Lordy, lordy, look who’s forty
Shhhh. Don’t tell anyone, but I am turning 40 this week.
I want to keep this a secret because of the pressure to do something big, or, even better, huge, to mark its passing. In my circle, the unspoken rule is that you celebrate turning forty in grand style, and every decade marker hereafter. It’s the middle of road, on the way to the end of the road, so in lieu of the ability to stop time altogether, we throw ourselves big parties.
Perhaps what you decide to do for your fortieth is yet another indicator of success. I know of people who have done pilgrimages to Machu Picchu, taken their friends to Hawaii, done golf trips to Ireland, gone to Vegas, and many others who have thrown huge shakers with live bands. In the Maritimes, I remember seeing the occasional lawn bedecked with several (perhaps forty, come to think of it…) pink flamingos and a big sign that read “Lordy, lordy, look who’s forty!”, but perhaps that is just a Maritime thing. If how you celebrate it is an indication of achievement, I am an abysmal failure, because my deepest desire is to do nothing.
It is all so predictable and foreordained. Like Valentine’s Day. Who wouldn’t want roses any other day of the year for half the cost?
In the same vein, there are lots of things I want to do and places I want to see, and I suppose I could use my fortieth as an excuse to embark on my wish list, but I would rather just embark on my own accord, regardless of the calendar date.
I love my friends – there is nothing I like better than a great night out with my peeps. But I deplore being the center of attention – my wedding, bridal showers and baby showers – any event that centered around me – are memories I cringe at; not my finest moments. I love to celebrate other people’s birthdays, just not my own. I’m comfortable with wall flower status, just let me fade to black in peace.

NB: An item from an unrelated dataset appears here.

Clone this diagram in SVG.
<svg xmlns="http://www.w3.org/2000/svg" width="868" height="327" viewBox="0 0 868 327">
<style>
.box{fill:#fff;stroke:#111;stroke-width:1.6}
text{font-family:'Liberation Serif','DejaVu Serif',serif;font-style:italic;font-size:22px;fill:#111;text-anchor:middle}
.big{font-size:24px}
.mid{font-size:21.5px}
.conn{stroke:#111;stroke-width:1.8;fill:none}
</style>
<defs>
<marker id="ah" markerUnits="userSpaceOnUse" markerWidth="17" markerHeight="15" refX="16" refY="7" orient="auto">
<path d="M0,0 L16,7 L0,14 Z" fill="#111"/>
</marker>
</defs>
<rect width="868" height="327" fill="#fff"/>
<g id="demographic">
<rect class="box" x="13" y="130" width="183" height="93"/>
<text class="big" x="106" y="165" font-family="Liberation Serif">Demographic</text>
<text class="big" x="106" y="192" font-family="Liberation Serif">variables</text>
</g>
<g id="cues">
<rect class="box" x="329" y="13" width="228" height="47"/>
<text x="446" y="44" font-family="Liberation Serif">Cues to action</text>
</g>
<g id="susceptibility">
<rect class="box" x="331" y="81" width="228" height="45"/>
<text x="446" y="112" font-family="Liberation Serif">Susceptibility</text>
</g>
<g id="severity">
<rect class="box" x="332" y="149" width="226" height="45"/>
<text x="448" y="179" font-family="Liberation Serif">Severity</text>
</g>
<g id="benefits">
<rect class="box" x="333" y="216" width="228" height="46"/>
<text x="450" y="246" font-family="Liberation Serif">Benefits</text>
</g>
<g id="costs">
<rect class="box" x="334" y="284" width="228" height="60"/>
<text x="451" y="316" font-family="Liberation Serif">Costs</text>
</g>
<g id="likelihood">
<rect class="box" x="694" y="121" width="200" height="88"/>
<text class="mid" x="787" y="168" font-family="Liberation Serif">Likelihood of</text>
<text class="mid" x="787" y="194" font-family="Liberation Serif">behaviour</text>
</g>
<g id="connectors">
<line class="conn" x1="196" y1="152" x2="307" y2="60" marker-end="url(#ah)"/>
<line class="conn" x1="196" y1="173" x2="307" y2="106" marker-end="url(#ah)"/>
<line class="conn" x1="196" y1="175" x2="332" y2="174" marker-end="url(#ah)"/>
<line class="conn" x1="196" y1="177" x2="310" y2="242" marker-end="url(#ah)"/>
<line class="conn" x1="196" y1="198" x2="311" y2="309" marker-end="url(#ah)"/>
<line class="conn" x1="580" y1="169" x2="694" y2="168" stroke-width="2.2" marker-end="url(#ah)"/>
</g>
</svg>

My desire to sweep this birthday under the rug has nothing to do with being melancholy about getting older. I have no issue with aging. I continue to feel better than I ever have, I’m fit, healthy, and happy, a wee bit smarter than last year I would wager. I continue to look forward to the many benefits aging brings, like an empty nest, and wisdom. I fail to see the significance of entering my 40’s as anything other than another day in my life. As people start saying at this age, “it’s better than the alternative.”
The concept often bantered around – “it’s all downhill from here” – doesn’t alarm me in the slightest; like Mark Twain said, “Age is an issue of mind over matter. If you don’t mind, it doesn’t matter.” There are still things that excite me about the future, so what’s the big deal about crow’s feet and gray hair? Marks of distinction, in my mind. My looks were never one of my best qualities anyway; losing them can only help to level the playing field.
So I’m not bothered about the number, I don’t care for the attention, and I feel like I celebrate my life on an ongoing basis. But ironically I need to explain this to people, and although they nod and murmur something to the effect that they can understand my position, the look in their eyes reads, “you poor thing, no one would throw you a party?”
I’m celebrating in a small way; my way: with a few close friends over a boozy dinner at Chambar, my favorite restaurant, under the strict instructions that no one is to mention my birthday; and absolutely no gifts, although hugs and kisses will be gracefully accepted (and I might make an exception for a diamond tiara). Hold the speeches and slideshow.
I am asking for one thing actually: a new bike, just like my tenth birthday, incidentally. After all, as Chili Davis said, “Growing old is mandatory; growing up is optional.” Nothing says living more than flying down hills on your shiny new ten speed, in my book.